▶ Raw data
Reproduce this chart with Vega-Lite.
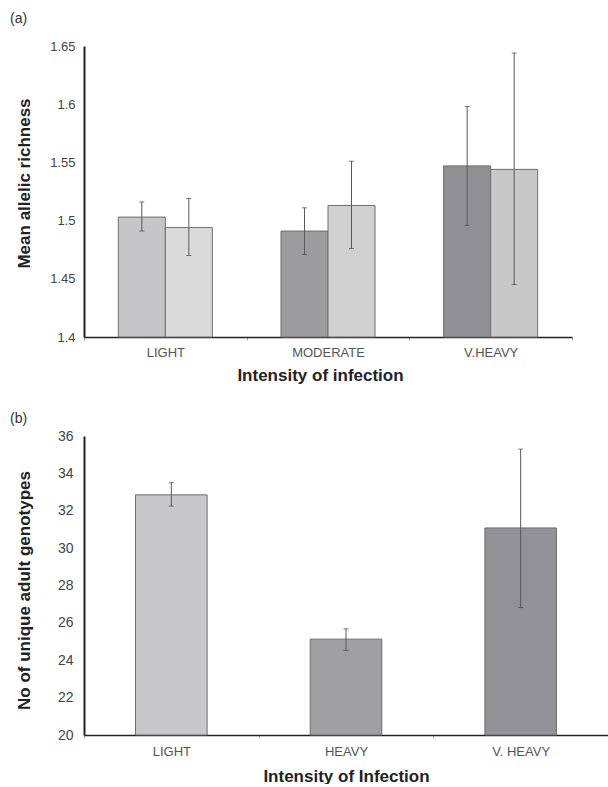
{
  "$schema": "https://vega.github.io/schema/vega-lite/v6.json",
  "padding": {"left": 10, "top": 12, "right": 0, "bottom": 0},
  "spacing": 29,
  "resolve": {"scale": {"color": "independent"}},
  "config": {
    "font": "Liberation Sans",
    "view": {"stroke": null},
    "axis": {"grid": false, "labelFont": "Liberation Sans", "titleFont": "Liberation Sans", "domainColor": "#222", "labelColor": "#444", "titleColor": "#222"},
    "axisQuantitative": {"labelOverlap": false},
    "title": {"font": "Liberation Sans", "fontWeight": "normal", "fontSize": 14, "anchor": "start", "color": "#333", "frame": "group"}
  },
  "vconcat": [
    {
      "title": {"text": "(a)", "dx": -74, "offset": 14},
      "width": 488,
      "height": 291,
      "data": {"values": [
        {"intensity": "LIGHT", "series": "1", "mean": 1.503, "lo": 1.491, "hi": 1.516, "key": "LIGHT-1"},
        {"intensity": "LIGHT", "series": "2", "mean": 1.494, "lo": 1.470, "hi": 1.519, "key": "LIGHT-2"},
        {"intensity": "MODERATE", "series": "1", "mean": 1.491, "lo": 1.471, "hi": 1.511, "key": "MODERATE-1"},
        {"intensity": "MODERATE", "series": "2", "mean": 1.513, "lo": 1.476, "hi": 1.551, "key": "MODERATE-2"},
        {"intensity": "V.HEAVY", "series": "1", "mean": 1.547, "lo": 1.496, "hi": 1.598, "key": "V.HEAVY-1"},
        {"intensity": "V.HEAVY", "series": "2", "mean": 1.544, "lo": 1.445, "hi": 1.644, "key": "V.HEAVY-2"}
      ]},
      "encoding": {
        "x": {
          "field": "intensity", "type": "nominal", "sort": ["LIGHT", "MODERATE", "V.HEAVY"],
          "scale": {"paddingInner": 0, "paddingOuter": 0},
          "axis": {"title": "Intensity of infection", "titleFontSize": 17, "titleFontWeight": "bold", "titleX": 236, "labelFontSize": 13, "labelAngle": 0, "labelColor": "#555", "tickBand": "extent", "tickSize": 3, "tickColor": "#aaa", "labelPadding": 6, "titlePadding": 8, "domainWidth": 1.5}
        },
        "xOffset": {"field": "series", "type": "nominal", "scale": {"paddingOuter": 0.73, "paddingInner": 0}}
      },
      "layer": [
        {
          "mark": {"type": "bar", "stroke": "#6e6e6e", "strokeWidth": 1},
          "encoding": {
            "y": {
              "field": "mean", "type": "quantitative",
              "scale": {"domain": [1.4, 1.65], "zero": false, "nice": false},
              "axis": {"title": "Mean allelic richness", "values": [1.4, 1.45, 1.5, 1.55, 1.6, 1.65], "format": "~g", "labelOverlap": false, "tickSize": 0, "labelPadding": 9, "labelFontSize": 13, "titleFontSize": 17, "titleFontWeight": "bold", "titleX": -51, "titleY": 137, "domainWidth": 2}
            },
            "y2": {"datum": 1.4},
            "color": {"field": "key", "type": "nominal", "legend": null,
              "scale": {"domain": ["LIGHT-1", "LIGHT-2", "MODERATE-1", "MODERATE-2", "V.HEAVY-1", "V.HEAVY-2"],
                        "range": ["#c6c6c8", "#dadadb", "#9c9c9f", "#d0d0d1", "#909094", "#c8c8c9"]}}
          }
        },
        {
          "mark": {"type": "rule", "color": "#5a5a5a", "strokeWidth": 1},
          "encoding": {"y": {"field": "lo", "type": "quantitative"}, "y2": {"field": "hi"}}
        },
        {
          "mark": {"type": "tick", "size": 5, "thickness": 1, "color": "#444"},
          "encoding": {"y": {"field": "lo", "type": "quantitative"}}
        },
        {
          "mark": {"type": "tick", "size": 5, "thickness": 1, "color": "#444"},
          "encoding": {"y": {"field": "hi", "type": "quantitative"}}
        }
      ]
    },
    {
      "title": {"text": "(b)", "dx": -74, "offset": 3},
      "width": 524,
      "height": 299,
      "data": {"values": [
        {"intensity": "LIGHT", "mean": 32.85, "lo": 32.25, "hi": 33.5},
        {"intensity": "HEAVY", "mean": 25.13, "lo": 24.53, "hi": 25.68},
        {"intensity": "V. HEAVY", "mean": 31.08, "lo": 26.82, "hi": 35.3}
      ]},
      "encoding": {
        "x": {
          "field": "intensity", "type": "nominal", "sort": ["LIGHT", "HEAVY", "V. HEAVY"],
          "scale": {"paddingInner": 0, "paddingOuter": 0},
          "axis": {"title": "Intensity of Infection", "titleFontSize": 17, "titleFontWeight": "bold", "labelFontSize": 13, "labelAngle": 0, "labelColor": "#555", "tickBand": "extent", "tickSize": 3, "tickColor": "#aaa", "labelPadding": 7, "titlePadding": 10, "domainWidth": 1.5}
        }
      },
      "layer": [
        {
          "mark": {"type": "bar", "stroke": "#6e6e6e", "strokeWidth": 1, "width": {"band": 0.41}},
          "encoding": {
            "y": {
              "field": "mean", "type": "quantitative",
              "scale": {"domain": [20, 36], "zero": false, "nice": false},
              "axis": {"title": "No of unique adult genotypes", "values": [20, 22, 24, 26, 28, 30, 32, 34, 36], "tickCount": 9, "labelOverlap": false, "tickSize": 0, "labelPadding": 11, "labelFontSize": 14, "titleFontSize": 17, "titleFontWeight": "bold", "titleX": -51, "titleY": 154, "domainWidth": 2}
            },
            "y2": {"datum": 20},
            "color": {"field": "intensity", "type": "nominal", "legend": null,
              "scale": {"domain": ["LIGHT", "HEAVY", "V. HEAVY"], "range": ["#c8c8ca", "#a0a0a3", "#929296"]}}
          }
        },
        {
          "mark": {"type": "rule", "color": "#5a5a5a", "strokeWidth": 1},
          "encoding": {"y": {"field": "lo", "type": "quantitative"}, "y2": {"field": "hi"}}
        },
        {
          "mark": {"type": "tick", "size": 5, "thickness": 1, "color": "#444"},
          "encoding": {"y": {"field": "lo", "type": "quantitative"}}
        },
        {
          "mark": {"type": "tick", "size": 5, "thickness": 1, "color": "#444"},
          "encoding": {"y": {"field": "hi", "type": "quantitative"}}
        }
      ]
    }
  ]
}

▶ Problem requirements
Retype each line of the listing above word for word. Exclude the pictures.

▶ Solution to this problem
Reproduce this chart with Vega-Lite.
{
  "$schema": "https://vega.github.io/schema/vega-lite/v6.json",
  "padding": {"left": 10, "top": 12, "right": 0, "bottom": 0},
  "spacing": 29,
  "resolve": {"scale": {"color": "independent"}},
  "config": {
    "font": "Liberation Sans",
    "view": {"stroke": null},
    "axis": {"grid": false, "labelFont": "Liberation Sans", "titleFont": "Liberation Sans", "domainColor": "#222", "labelColor": "#444", "titleColor": "#222"},
    "axisQuantitative": {"labelOverlap": false},
    "title": {"font": "Liberation Sans", "fontWeight": "normal", "fontSize": 14, "anchor": "start", "color": "#333", "frame": "group"}
  },
  "vconcat": [
    {
      "title": {"text": "(a)", "dx": -74, "offset": 14},
      "width": 488,
      "height": 291,
      "data": {"values": [
        {"intensity": "LIGHT", "series": "1", "mean": 1.503, "lo": 1.491, "hi": 1.516, "key": "LIGHT-1"},
        {"intensity": "LIGHT", "series": "2", "mean": 1.494, "lo": 1.470, "hi": 1.519, "key": "LIGHT-2"},
        {"intensity": "MODERATE", "series": "1", "mean": 1.491, "lo": 1.471, "hi": 1.511, "key": "MODERATE-1"},
        {"intensity": "MODERATE", "series": "2", "mean": 1.513, "lo": 1.476, "hi": 1.551, "key": "MODERATE-2"},
        {"intensity": "V.HEAVY", "series": "1", "mean": 1.547, "lo": 1.496, "hi": 1.598, "key": "V.HEAVY-1"},
        {"intensity": "V.HEAVY", "series": "2", "mean": 1.544, "lo": 1.445, "hi": 1.644, "key": "V.HEAVY-2"}
      ]},
      "encoding": {
        "x": {
          "field": "intensity", "type": "nominal", "sort": ["LIGHT", "MODERATE", "V.HEAVY"],
          "scale": {"paddingInner": 0, "paddingOuter": 0},
          "axis": {"title": "Intensity of infection", "titleFontSize": 17, "titleFontWeight": "bold", "titleX": 236, "labelFontSize": 13, "labelAngle": 0, "labelColor": "#555", "tickBand": "extent", "tickSize": 3, "tickColor": "#aaa", "labelPadding": 6, "titlePadding": 8, "domainWidth": 1.5}
        },
        "xOffset": {"field": "series", "type": "nominal", "scale": {"paddingOuter": 0.73, "paddingInner": 0}}
      },
      "layer": [
        {
          "mark": {"type": "bar", "stroke": "#6e6e6e", "strokeWidth": 1},
          "encoding": {
            "y": {
              "field": "mean", "type": "quantitative",
              "scale": {"domain": [1.4, 1.65], "zero": false, "nice": false},
              "axis": {"title": "Mean allelic richness", "values": [1.4, 1.45, 1.5, 1.55, 1.6, 1.65], "format": "~g", "labelOverlap": false, "tickSize": 0, "labelPadding": 9, "labelFontSize": 13, "titleFontSize": 17, "titleFontWeight": "bold", "titleX": -51, "titleY": 137, "domainWidth": 2}
            },
            "y2": {"datum": 1.4},
            "color": {"field": "key", "type": "nominal", "legend": null,
              "scale": {"domain": ["LIGHT-1", "LIGHT-2", "MODERATE-1", "MODERATE-2", "V.HEAVY-1", "V.HEAVY-2"],
                        "range": ["#c6c6c8", "#dadadb", "#9c9c9f", "#d0d0d1", "#909094", "#c8c8c9"]}}
          }
        },
        {
          "mark": {"type": "rule", "color": "#5a5a5a", "strokeWidth": 1},
          "encoding": {"y": {"field": "lo", "type": "quantitative"}, "y2": {"field": "hi"}}
        },
        {
          "mark": {"type": "tick", "size": 5, "thickness": 1, "color": "#444"},
          "encoding": {"y": {"field": "lo", "type": "quantitative"}}
        },
        {
          "mark": {"type": "tick", "size": 5, "thickness": 1, "color": "#444"},
          "encoding": {"y": {"field": "hi", "type": "quantitative"}}
        }
      ]
    },
    {
      "title": {"text": "(b)", "dx": -74, "offset": 3},
      "width": 524,
      "height": 299,
      "data": {"values": [
        {"intensity": "LIGHT", "mean": 32.85, "lo": 32.25, "hi": 33.5},
        {"intensity": "HEAVY", "mean": 25.13, "lo": 24.53, "hi": 25.68},
        {"intensity": "V. HEAVY", "mean": 31.08, "lo": 26.82, "hi": 35.3}
      ]},
      "encoding": {
        "x": {
          "field": "intensity", "type": "nominal", "sort": ["LIGHT", "HEAVY", "V. HEAVY"],
          "scale": {"paddingInner": 0, "paddingOuter": 0},
          "axis": {"title": "Intensity of Infection", "titleFontSize": 17, "titleFontWeight": "bold", "labelFontSize": 13, "labelAngle": 0, "labelColor": "#555", "tickBand": "extent", "tickSize": 3, "tickColor": "#aaa", "labelPadding": 7, "titlePadding": 10, "domainWidth": 1.5}
        }
      },
      "layer": [
        {
          "mark": {"type": "bar", "stroke": "#6e6e6e", "strokeWidth": 1, "width": {"band": 0.41}},
          "encoding": {
            "y": {
              "field": "mean", "type": "quantitative",
              "scale": {"domain": [20, 36], "zero": false, "nice": false},
              "axis": {"title": "No of unique adult genotypes", "values": [20, 22, 24, 26, 28, 30, 32, 34, 36], "tickCount": 9, "labelOverlap": false, "tickSize": 0, "labelPadding": 11, "labelFontSize": 14, "titleFontSize": 17, "titleFontWeight": "bold", "titleX": -51, "titleY": 154, "domainWidth": 2}
            },
            "y2": {"datum": 20},
            "color": {"field": "intensity", "type": "nominal", "legend": null,
              "scale": {"domain": ["LIGHT", "HEAVY", "V. HEAVY"], "range": ["#c8c8ca", "#a0a0a3", "#929296"]}}
          }
        },
        {
          "mark": {"type": "rule", "color": "#5a5a5a", "strokeWidth": 1},
          "encoding": {"y": {"field": "lo", "type": "quantitative"}, "y2": {"field": "hi"}}
        },
        {
          "mark": {"type": "tick", "size": 5, "thickness": 1, "color": "#444"},
          "encoding": {"y": {"field": "lo", "type": "quantitative"}}
        },
        {
          "mark": {"type": "tick", "size": 5, "thickness": 1, "color": "#444"},
          "encoding": {"y": {"field": "hi", "type": "quantitative"}}
        }
      ]
    }
  ]
}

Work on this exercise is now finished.